Однако странное дело: силы, по мере удаления от ненавистной западни, прибывали, и не надеявшийся поначалу на удачу беглец теперь твердо рассчитывал хотя бы дотянуть до рассвета, благо небо, проглядывающее над непривычно высокими крышами расположенных по обеим сторонам улицы домов, уже начинало слегка зеленеть, надо думать, в восточном своем секторе. Тюрьма или что-то на нее очень похожее соответственно оставалась где-то на северо-западе, почти точно за спиной.

Дома неожиданно расступились, и Владимир вылетел на какую-то набережную, возвышавшуюся над маслянисто поблескивающей водой не очень широкой речки или канала на добрые семь-восемь метров, едва успев затормозить перед низким каменным парапетом, уцепившись за него обеими руками. Увы, обрадованные ботинки воспользовались случаем и, очертив пологую дугу, завершили свой полет гулким всплеском где-то внизу. К сожалению, учитывая немалый вес толстенной подошвы, к тому же подбитой массивными подковками, надеяться на то, что они останутся на плаву, даже не приходилось…

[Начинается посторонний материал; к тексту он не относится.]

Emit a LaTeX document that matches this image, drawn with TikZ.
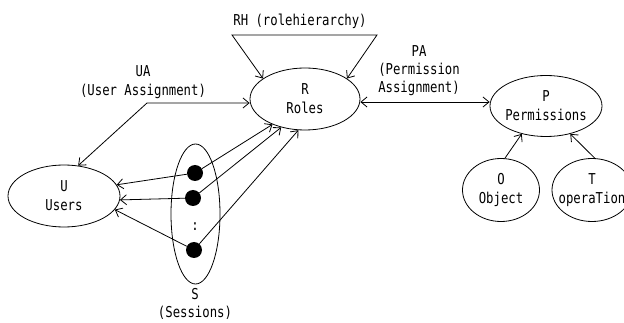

Набережная, в которую «влилась» улица, плавно изгибалась вслед за поворотом реки и уходила вправо и влево насколько хватало взгляда. Ловить там, образно выражаясь, беглецу было явно нечего: все тот же незнакомый и поэтому враждебный город. А внизу? Опасно перегнувшись через край парапета, Владимир обшарил взглядом облицованный камнем крутой откос набережной и от радости едва не полетел в воду вслед за ботинками: не далее чем в двадцати-двадцати пяти метрах слева от него в ровной каменной кладке зияло большое, не менее полутора метров в диаметре, круглое отверстие с рельефно выступающей окантовкой. Осторожная часть сознания брезгливо подсказывала беглецу, что это, скорее всего, слив городской канализации, но бесшабашная и самоуверенная заявляла, что стоит ли выбирать человеку, только что чудесно спасшемуся из не менее зловонной клоаки!